-- Given material start --
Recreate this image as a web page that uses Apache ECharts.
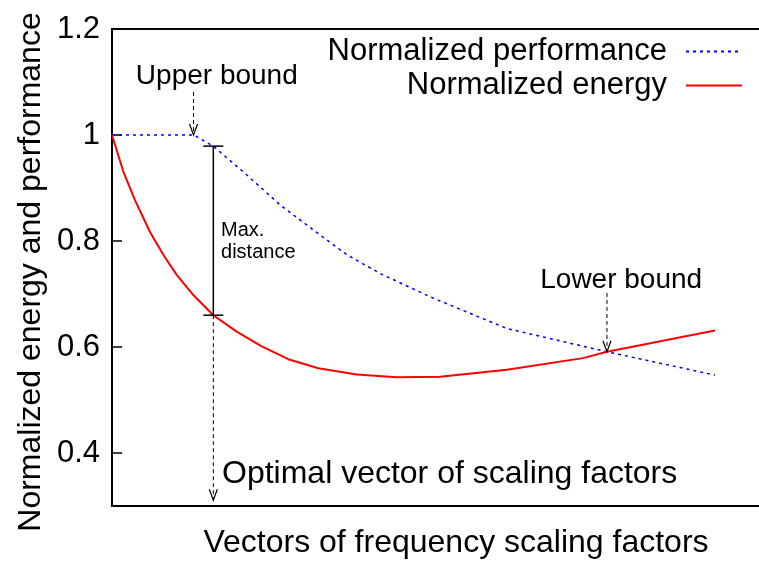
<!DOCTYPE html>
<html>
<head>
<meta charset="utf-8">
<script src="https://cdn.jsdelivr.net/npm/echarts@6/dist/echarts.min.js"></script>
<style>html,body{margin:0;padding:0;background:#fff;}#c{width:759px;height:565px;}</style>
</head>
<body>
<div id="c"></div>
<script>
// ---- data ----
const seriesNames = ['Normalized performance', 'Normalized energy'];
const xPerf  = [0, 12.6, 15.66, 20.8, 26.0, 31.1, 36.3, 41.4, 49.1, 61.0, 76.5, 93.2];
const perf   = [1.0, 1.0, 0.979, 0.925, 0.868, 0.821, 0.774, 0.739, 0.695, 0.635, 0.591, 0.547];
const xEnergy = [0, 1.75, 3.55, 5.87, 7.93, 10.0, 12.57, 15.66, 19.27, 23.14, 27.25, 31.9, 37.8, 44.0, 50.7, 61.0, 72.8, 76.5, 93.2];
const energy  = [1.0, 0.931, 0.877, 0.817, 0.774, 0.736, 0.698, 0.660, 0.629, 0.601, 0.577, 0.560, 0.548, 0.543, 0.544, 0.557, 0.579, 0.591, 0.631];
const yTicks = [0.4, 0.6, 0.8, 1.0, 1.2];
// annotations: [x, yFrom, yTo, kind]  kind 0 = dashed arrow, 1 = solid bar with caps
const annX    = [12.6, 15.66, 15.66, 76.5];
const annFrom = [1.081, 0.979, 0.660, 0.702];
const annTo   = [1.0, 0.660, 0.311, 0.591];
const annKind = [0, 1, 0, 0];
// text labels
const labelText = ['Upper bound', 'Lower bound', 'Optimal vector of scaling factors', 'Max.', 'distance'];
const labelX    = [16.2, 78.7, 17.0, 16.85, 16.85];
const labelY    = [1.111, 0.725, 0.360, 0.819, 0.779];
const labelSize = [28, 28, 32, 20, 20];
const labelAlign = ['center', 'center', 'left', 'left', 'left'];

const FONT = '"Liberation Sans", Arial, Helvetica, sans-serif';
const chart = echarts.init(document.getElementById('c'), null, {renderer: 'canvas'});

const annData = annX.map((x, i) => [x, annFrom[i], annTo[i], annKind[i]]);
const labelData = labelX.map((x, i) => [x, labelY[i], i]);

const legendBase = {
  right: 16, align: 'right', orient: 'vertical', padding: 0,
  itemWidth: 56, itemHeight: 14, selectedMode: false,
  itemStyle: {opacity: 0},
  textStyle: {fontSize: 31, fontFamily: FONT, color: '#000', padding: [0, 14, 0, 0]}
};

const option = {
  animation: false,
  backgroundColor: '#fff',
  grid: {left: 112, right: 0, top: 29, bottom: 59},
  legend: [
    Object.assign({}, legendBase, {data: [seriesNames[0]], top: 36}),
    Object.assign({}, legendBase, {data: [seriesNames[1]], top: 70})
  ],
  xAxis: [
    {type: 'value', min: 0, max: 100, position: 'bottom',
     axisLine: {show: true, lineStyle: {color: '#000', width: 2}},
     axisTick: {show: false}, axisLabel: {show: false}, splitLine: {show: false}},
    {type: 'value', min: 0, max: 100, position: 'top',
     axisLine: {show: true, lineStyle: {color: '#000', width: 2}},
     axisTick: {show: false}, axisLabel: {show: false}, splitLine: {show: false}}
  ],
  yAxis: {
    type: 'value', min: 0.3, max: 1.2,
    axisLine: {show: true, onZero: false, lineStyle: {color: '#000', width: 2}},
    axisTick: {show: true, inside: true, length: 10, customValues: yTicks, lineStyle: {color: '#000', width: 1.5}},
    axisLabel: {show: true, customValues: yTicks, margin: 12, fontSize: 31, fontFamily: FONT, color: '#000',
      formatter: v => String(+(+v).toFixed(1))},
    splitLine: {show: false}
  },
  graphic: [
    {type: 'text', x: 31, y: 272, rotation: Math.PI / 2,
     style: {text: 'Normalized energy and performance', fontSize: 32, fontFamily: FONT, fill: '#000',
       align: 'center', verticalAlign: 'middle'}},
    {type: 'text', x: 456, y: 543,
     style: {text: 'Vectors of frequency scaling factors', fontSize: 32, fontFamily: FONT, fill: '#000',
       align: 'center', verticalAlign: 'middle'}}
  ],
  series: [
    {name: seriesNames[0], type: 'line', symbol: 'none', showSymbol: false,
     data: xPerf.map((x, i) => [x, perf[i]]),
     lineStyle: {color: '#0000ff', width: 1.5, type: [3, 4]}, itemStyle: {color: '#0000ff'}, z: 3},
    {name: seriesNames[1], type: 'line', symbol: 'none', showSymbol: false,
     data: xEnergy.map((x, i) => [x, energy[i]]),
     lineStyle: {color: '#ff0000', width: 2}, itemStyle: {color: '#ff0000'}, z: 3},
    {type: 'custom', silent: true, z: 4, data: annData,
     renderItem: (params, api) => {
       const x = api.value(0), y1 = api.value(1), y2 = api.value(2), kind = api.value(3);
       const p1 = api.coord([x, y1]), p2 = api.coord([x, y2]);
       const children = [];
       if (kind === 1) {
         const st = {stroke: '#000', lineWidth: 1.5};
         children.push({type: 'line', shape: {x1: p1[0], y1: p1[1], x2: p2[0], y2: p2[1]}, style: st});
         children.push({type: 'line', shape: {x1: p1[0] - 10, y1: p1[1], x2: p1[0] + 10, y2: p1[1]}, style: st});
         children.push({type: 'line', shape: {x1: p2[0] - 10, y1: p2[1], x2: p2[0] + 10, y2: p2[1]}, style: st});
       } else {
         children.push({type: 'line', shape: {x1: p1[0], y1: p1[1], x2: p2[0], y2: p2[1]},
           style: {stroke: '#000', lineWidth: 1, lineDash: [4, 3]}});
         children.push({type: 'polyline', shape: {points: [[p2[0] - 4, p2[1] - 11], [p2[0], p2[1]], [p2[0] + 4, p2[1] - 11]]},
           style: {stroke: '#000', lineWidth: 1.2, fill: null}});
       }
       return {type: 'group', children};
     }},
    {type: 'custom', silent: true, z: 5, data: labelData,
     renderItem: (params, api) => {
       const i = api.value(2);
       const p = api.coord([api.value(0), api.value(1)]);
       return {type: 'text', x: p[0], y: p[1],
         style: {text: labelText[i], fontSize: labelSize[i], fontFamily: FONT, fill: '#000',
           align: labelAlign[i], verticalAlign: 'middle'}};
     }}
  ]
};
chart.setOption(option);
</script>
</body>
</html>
-- Given material end --
- Request -
The data above should be repeated exactly, minus any pictures.

- Answer to this exercise -
Recreate this image as a web page that uses Apache ECharts.
<!DOCTYPE html>
<html>
<head>
<meta charset="utf-8">
<script src="https://cdn.jsdelivr.net/npm/echarts@6/dist/echarts.min.js"></script>
<style>html,body{margin:0;padding:0;background:#fff;}#c{width:759px;height:565px;}</style>
</head>
<body>
<div id="c"></div>
<script>
// ---- data ----
const seriesNames = ['Normalized performance', 'Normalized energy'];
const xPerf  = [0, 12.6, 15.66, 20.8, 26.0, 31.1, 36.3, 41.4, 49.1, 61.0, 76.5, 93.2];
const perf   = [1.0, 1.0, 0.979, 0.925, 0.868, 0.821, 0.774, 0.739, 0.695, 0.635, 0.591, 0.547];
const xEnergy = [0, 1.75, 3.55, 5.87, 7.93, 10.0, 12.57, 15.66, 19.27, 23.14, 27.25, 31.9, 37.8, 44.0, 50.7, 61.0, 72.8, 76.5, 93.2];
const energy  = [1.0, 0.931, 0.877, 0.817, 0.774, 0.736, 0.698, 0.660, 0.629, 0.601, 0.577, 0.560, 0.548, 0.543, 0.544, 0.557, 0.579, 0.591, 0.631];
const yTicks = [0.4, 0.6, 0.8, 1.0, 1.2];
// annotations: [x, yFrom, yTo, kind]  kind 0 = dashed arrow, 1 = solid bar with caps
const annX    = [12.6, 15.66, 15.66, 76.5];
const annFrom = [1.081, 0.979, 0.660, 0.702];
const annTo   = [1.0, 0.660, 0.311, 0.591];
const annKind = [0, 1, 0, 0];
// text labels
const labelText = ['Upper bound', 'Lower bound', 'Optimal vector of scaling factors', 'Max.', 'distance'];
const labelX    = [16.2, 78.7, 17.0, 16.85, 16.85];
const labelY    = [1.111, 0.725, 0.360, 0.819, 0.779];
const labelSize = [28, 28, 32, 20, 20];
const labelAlign = ['center', 'center', 'left', 'left', 'left'];

const FONT = '"Liberation Sans", Arial, Helvetica, sans-serif';
const chart = echarts.init(document.getElementById('c'), null, {renderer: 'canvas'});

const annData = annX.map((x, i) => [x, annFrom[i], annTo[i], annKind[i]]);
const labelData = labelX.map((x, i) => [x, labelY[i], i]);

const legendBase = {
  right: 16, align: 'right', orient: 'vertical', padding: 0,
  itemWidth: 56, itemHeight: 14, selectedMode: false,
  itemStyle: {opacity: 0},
  textStyle: {fontSize: 31, fontFamily: FONT, color: '#000', padding: [0, 14, 0, 0]}
};

const option = {
  animation: false,
  backgroundColor: '#fff',
  grid: {left: 112, right: 0, top: 29, bottom: 59},
  legend: [
    Object.assign({}, legendBase, {data: [seriesNames[0]], top: 36}),
    Object.assign({}, legendBase, {data: [seriesNames[1]], top: 70})
  ],
  xAxis: [
    {type: 'value', min: 0, max: 100, position: 'bottom',
     axisLine: {show: true, lineStyle: {color: '#000', width: 2}},
     axisTick: {show: false}, axisLabel: {show: false}, splitLine: {show: false}},
    {type: 'value', min: 0, max: 100, position: 'top',
     axisLine: {show: true, lineStyle: {color: '#000', width: 2}},
     axisTick: {show: false}, axisLabel: {show: false}, splitLine: {show: false}}
  ],
  yAxis: {
    type: 'value', min: 0.3, max: 1.2,
    axisLine: {show: true, onZero: false, lineStyle: {color: '#000', width: 2}},
    axisTick: {show: true, inside: true, length: 10, customValues: yTicks, lineStyle: {color: '#000', width: 1.5}},
    axisLabel: {show: true, customValues: yTicks, margin: 12, fontSize: 31, fontFamily: FONT, color: '#000',
      formatter: v => String(+(+v).toFixed(1))},
    splitLine: {show: false}
  },
  graphic: [
    {type: 'text', x: 31, y: 272, rotation: Math.PI / 2,
     style: {text: 'Normalized energy and performance', fontSize: 32, fontFamily: FONT, fill: '#000',
       align: 'center', verticalAlign: 'middle'}},
    {type: 'text', x: 456, y: 543,
     style: {text: 'Vectors of frequency scaling factors', fontSize: 32, fontFamily: FONT, fill: '#000',
       align: 'center', verticalAlign: 'middle'}}
  ],
  series: [
    {name: seriesNames[0], type: 'line', symbol: 'none', showSymbol: false,
     data: xPerf.map((x, i) => [x, perf[i]]),
     lineStyle: {color: '#0000ff', width: 1.5, type: [3, 4]}, itemStyle: {color: '#0000ff'}, z: 3},
    {name: seriesNames[1], type: 'line', symbol: 'none', showSymbol: false,
     data: xEnergy.map((x, i) => [x, energy[i]]),
     lineStyle: {color: '#ff0000', width: 2}, itemStyle: {color: '#ff0000'}, z: 3},
    {type: 'custom', silent: true, z: 4, data: annData,
     renderItem: (params, api) => {
       const x = api.value(0), y1 = api.value(1), y2 = api.value(2), kind = api.value(3);
       const p1 = api.coord([x, y1]), p2 = api.coord([x, y2]);
       const children = [];
       if (kind === 1) {
         const st = {stroke: '#000', lineWidth: 1.5};
         children.push({type: 'line', shape: {x1: p1[0], y1: p1[1], x2: p2[0], y2: p2[1]}, style: st});
         children.push({type: 'line', shape: {x1: p1[0] - 10, y1: p1[1], x2: p1[0] + 10, y2: p1[1]}, style: st});
         children.push({type: 'line', shape: {x1: p2[0] - 10, y1: p2[1], x2: p2[0] + 10, y2: p2[1]}, style: st});
       } else {
         children.push({type: 'line', shape: {x1: p1[0], y1: p1[1], x2: p2[0], y2: p2[1]},
           style: {stroke: '#000', lineWidth: 1, lineDash: [4, 3]}});
         children.push({type: 'polyline', shape: {points: [[p2[0] - 4, p2[1] - 11], [p2[0], p2[1]], [p2[0] + 4, p2[1] - 11]]},
           style: {stroke: '#000', lineWidth: 1.2, fill: null}});
       }
       return {type: 'group', children};
     }},
    {type: 'custom', silent: true, z: 5, data: labelData,
     renderItem: (params, api) => {
       const i = api.value(2);
       const p = api.coord([api.value(0), api.value(1)]);
       return {type: 'text', x: p[0], y: p[1],
         style: {text: labelText[i], fontSize: labelSize[i], fontFamily: FONT, fill: '#000',
           align: labelAlign[i], verticalAlign: 'middle'}};
     }}
  ]
};
chart.setOption(option);
</script>
</body>
</html>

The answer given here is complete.